- REQUIRED TASK
Omit every picture, and retype the lines that run from the beginning of the data below through the line containing "width=204pt,minimum height=123pt] (ccg)", inclusive.

- COLLECTED MATERIAL
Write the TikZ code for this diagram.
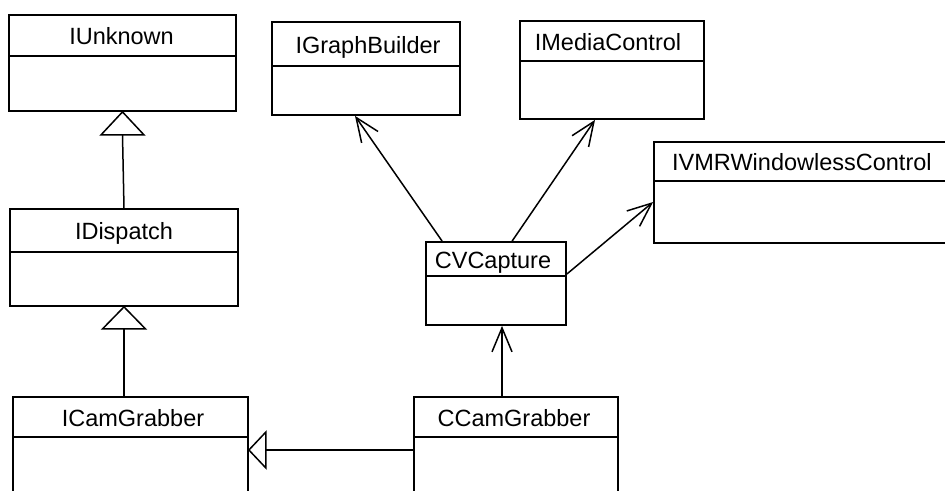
\documentclass[tikz,border=0pt]{standalone}
\usepackage{fontspec}
\setmainfont{Liberation Sans}
\usetikzlibrary{arrows.meta}
\begin{document}
\begin{tikzpicture}[x=1pt,y=-1pt,
  classbox/.style={draw,line width=1.8pt,rectangle,inner sep=0pt},
  title/.style={inner sep=0pt,text height=17pt,text depth=0pt,font=\fontsize{23.5}{28}\selectfont},
  sepline/.style={line width=1.8pt},
  conn/.style={line width=1.5pt},
  tri/.style={line width=1.5pt,fill=white,line join=miter},
  uses/.style={conn,-{Straight Barb[length=24pt,width=20pt,line width=1.5pt]}}]
\clip (0,0) rectangle (945,490);
\fill[white] (0,0) rectangle (945,490);

% boxes
\node[classbox,minimum width=227pt,minimum height=96pt] (iu) at (122.5,63) {};
\node[classbox,minimum width=228pt,minimum height=97pt] (idp) at (124,257.5) {};
\node[classbox,minimum width=235pt,minimum height=123pt] (icg) at (130.5,458.5) {};
\node[classbox,minimum width=188pt,minimum height=93pt] (gb) at (366,68.5) {};
\node[classbox,minimum width=184pt,minimum height=98pt] (mc) at (612,70) {};
\node[classbox,minimum width=336pt,minimum height=101pt] (vmr) at (822,192.5) {};
\node[classbox,minimum width=140pt,minimum height=83pt] (cv) at (496,283.5) {};
\node[classbox,minimum width=204pt,minimum height=123pt] (ccg) at (516,458.5) {};

% separators
\draw[sepline] ([yshift=-42pt]iu.north west) -- ([yshift=-42pt]iu.north east);
\draw[sepline] ([yshift=-44pt]idp.north west) -- ([yshift=-44pt]idp.north east);
\draw[sepline] ([yshift=-41pt]icg.north west) -- ([yshift=-41pt]icg.north east);
\draw[sepline] ([yshift=-45pt]gb.north west) -- ([yshift=-45pt]gb.north east);
\draw[sepline] ([yshift=-41pt]mc.north west) -- ([yshift=-41pt]mc.north east);
\draw[sepline] ([yshift=-40pt]vmr.north west) -- ([yshift=-40pt]vmr.north east);
\draw[sepline] ([yshift=-35pt]cv.north west) -- ([yshift=-35pt]cv.north east);
\draw[sepline] ([yshift=-41pt]ccg.north west) -- ([yshift=-41pt]ccg.north east);

% titles
\node[title] (iu-t) at (121.5,36) {IUnknown};
\node[title] (idp-t) at (124,231) {IDispatch};
\node[title] (icg-t) at (133,417.5) {ICamGrabber};
\node[title] (gb-t) at (368,44.5) {IGraphBuilder};
\node[title] (mc-t) at (608,41.5) {IMediaControl};
\node[title,anchor=west] (vmr-t) at (672,162) {IVMRWindowlessControl};
\node[title] (cv-t) at (493,259.5) {CVCapture};
\node[title] (ccg-t) at (514,417.5) {CCamGrabber};

% inheritance connectors (open triangles)
\draw[conn] (idp.north) -- ([yshift=-23pt]iu.south);
\draw[tri] (iu.south) -- ++(-21.5,23) -- ++(43,0) -- cycle;
\draw[conn] (icg.north -| idp.south) -- ([yshift=-22pt]idp.south);
\draw[tri] (idp.south) -- ++(-21.5,22) -- ++(43,0) -- cycle;
\draw[conn] ([yshift=8.5pt]ccg.west) -- ([xshift=17pt,yshift=8.5pt]icg.east);
\draw[tri] ([yshift=8.5pt]icg.east) -- ++(17,-18) -- ++(0,36) -- cycle;

% usage connectors (open arrows)
\draw[uses] ([xshift=-14pt]ccg.north) -- ([xshift=6pt]cv.south);
\draw[uses] ([xshift=17pt]cv.north west) -- ([xshift=-11pt]gb.south);
\draw[uses] ([xshift=87pt]cv.north west) -- ([xshift=-17pt]mc.south);
\draw[uses] ([yshift=9.5pt]cv.east) -- ([yshift=-9.5pt]vmr.west);
\end{tikzpicture}
\end{document}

- THE OUTPUT
Write the TikZ code for this diagram.
\documentclass[tikz,border=0pt]{standalone}
\usepackage{fontspec}
\setmainfont{Liberation Sans}
\usetikzlibrary{arrows.meta}
\begin{document}
\begin{tikzpicture}[x=1pt,y=-1pt,
  classbox/.style={draw,line width=1.8pt,rectangle,inner sep=0pt},
  title/.style={inner sep=0pt,text height=17pt,text depth=0pt,font=\fontsize{23.5}{28}\selectfont},
  sepline/.style={line width=1.8pt},
  conn/.style={line width=1.5pt},
  tri/.style={line width=1.5pt,fill=white,line join=miter},
  uses/.style={conn,-{Straight Barb[length=24pt,width=20pt,line width=1.5pt]}}]
\clip (0,0) rectangle (945,490);
\fill[white] (0,0) rectangle (945,490);

% boxes
\node[classbox,minimum width=227pt,minimum height=96pt] (iu) at (122.5,63) {};
\node[classbox,minimum width=228pt,minimum height=97pt] (idp) at (124,257.5) {};
\node[classbox,minimum width=235pt,minimum height=123pt] (icg) at (130.5,458.5) {};
\node[classbox,minimum width=188pt,minimum height=93pt] (gb) at (366,68.5) {};
\node[classbox,minimum width=184pt,minimum height=98pt] (mc) at (612,70) {};
\node[classbox,minimum width=336pt,minimum height=101pt] (vmr) at (822,192.5) {};
\node[classbox,minimum width=140pt,minimum height=83pt] (cv) at (496,283.5) {};
\node[classbox,minimum width=204pt,minimum height=123pt] (ccg) at (516,458.5) {};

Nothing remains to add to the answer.